McCreary provided the score for the series Human Target (based on the comic book of the same name). The pilot episode and main theme score had been recorded with a full orchestra. The series has the distinction of having one of the largest orchestras on television.

The score to the finale of season one, "Christopher Chance", used the largest orchestra ever assembled for episodic television, and he took the opportunity to rerecord the main title theme with a new orchestration with this larger ensemble.

In July 2010, he received his first Emmy nomination for the Human Target main title.

In a post on his blog on July 25, 2010, McCreary announced the new creative leadership brought in for season two had not asked him to return for it, and he would be leaving the series.

==== Black Sails ====
The opening title sequence for Black Sails was composed by McCreary with a backing sea shanty-inspired theme. It accurately features an instrument of the period in the form of the hurdy-gurdy.

==== Outlander ====
McCreary has composed the score for all seasons of Outlander. The main title was sung by his long-time collaborator and partner, Raya Yarbrough.

In 2015, McCreary was nominated for an Emmy for the pilot Outlander episode "Sassenach" (S01E01; 2014-08-09).

==== Other series ====
During Comic-Con 2010, Bear McCreary attended panels for AMC's The Walking Dead and NBC's The Cape to announce he would be composing the score for both television series.

On July 15, 2013, McCreary announced that he would compose the score for ABC's series Agents of S.H.I.E.L.D. On September 4, 2015, McCreary released the official Agents of S.H.I.E.L.D. soundtrack publicly.

McCreary served as orchestral producer for the rock opera Metalocalypse: The Doomstar Requiem airing on Adult Swim on October 27, 2013. This is a continuation of the Metalocalypse universe following the band Dethklok. The music features a 50-piece orchestra. The soundtrack was released on October 29, 2013.

McCreary also composed the score for the television series Snowpiercer which premiered on TNT May 17, 2020. Snowpiercer was also distributed online via Netflix.

The score for the Masters of the Universe: Revelation series on Netflix was composed by McCreary

McCreary composed the theme and music for the television series Foundation, an Apple TV+ series adapted from Isaac Asimov's novels. The Season 1 soundtrack was released on September 24, 2021.

The following year, he composed the score for the Amazon Prime Video fantasy television series The Lord of the Rings: The Rings of Power. McCreary, who wrote the score over a period of 9 months, has been a fan of J. R. R. Tolkien since reading The Hobbit aged 10. He called the job "a dream come true".

=== Films ===
McCreary worked on several films providing additional music and conducting for My Baby's Daddy and Johnson Family Vacation before striking off on his own and scoring Rest Stop and Wrong Turn 2: Dead End, both direct to video.

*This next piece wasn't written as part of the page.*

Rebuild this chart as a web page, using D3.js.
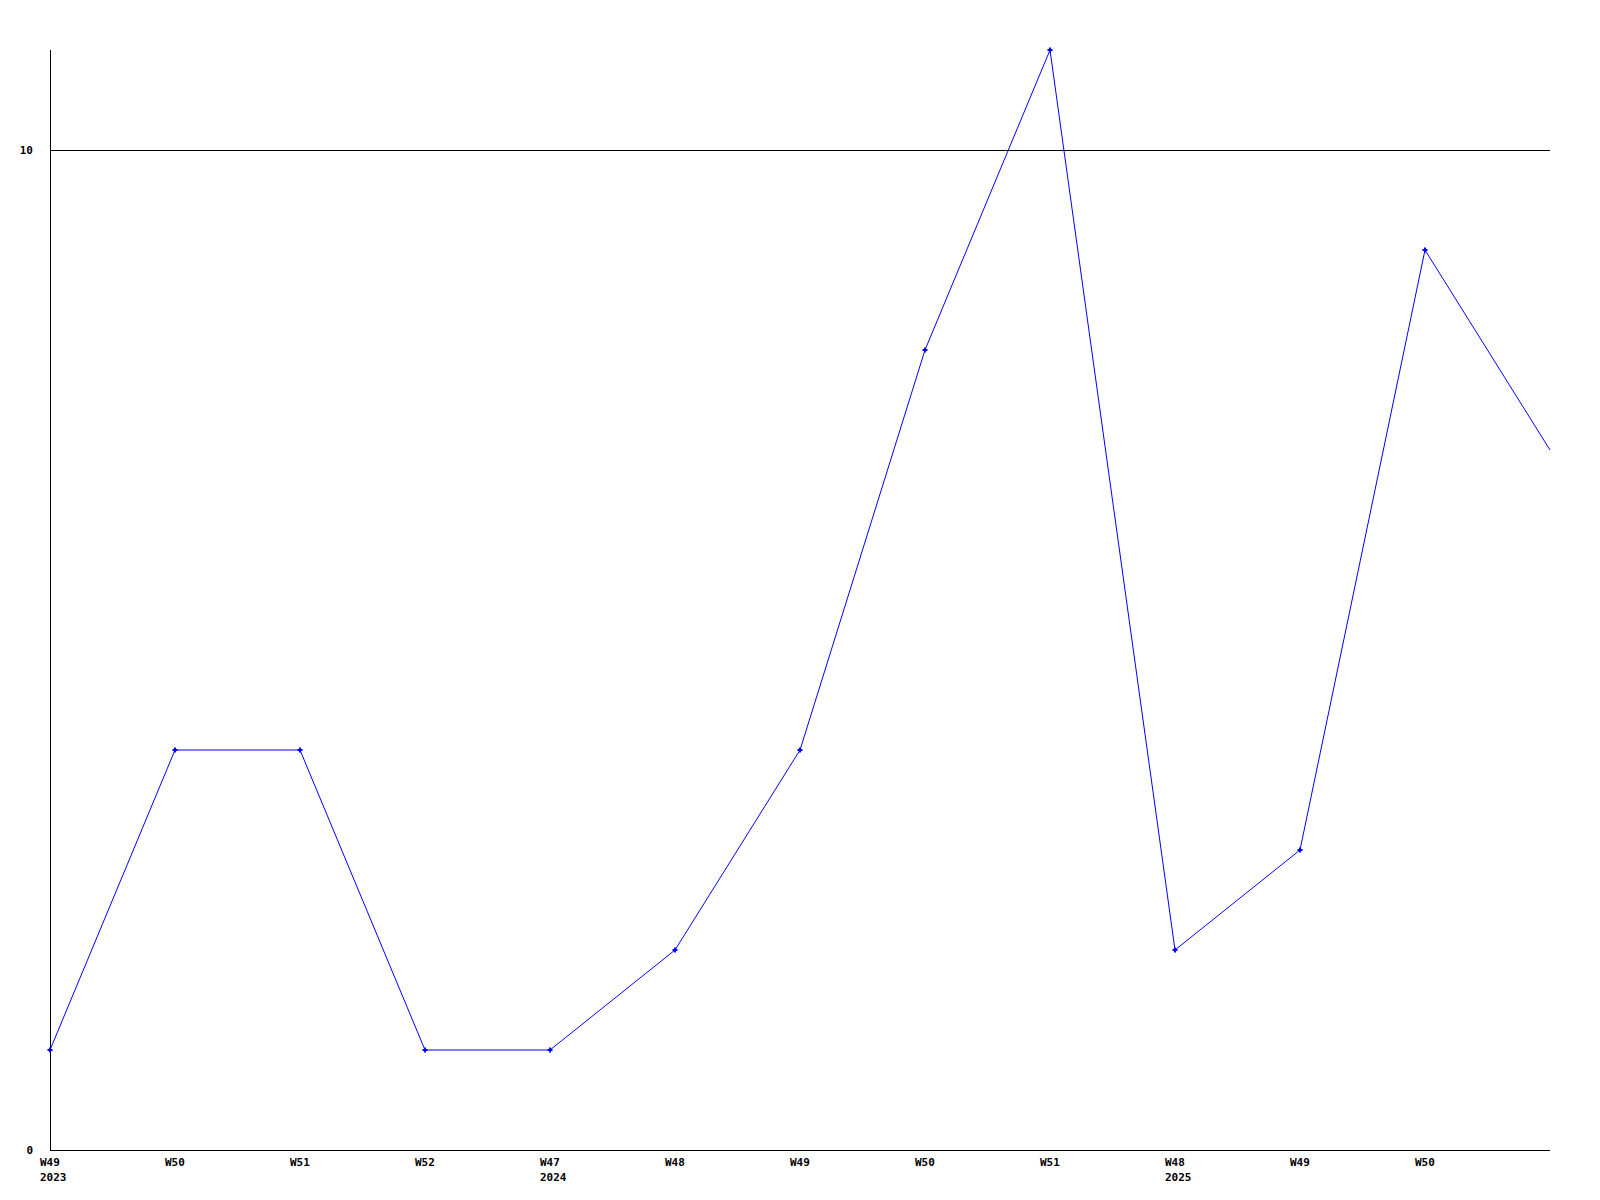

After working with Shawn Papazian on Rest Stop: Don't Look Back, the sequel to Rest Stop. McCreary made his theatrical film debut with Step Up 3D.

Following Step Up 3D, he scored three films directed by Joe Lynch, Chillerama, Knights of Badassdom and Everly. Everly's soundtrack included a duet McCreary sang with his wife, Raya Yarbrough.

McCreary has only worked with a few directors multiple times: Christopher Landon on three films, Happy Death Day, Happy Death Day 2U and Freaky; and director McG twice on Rim of the World and The Babysitter: Killer Queen.

Other notable film scores include Angry Video Game Nerd: The Movie, 10 Cloverfield Lane, The Cloverfield Paradox, Child's Play, and Godzilla: King of the Monsters.

McCreary's latest feature scores include Ava, The Babysitter: Killer Queen, Freaky and Paws of Fury: The Legend of Hank.

In June 2023, McCreary replaced Thomas Newman as composer for the film The Last Voyage of the Demeter, directed by André Øvredal.

=== Video games ===
McCreary made an eight-bit rendition of the Dark Void theme, which was, originally, an April fools joke. However, the theme was used for the prequel, Dark Void Zero. He composed all the songs in an eight-bit fashion by connecting the wires on an actual NES console and cartridge to create authenticity.

He arranged James Rolfe's The Angry Video Game Nerd "You're a Mean One, Mr. Grinch" parody "You're a Mean One, Mr. Nerd" for the 2010 Christmas special, with orchestra and eight-bit audio elements.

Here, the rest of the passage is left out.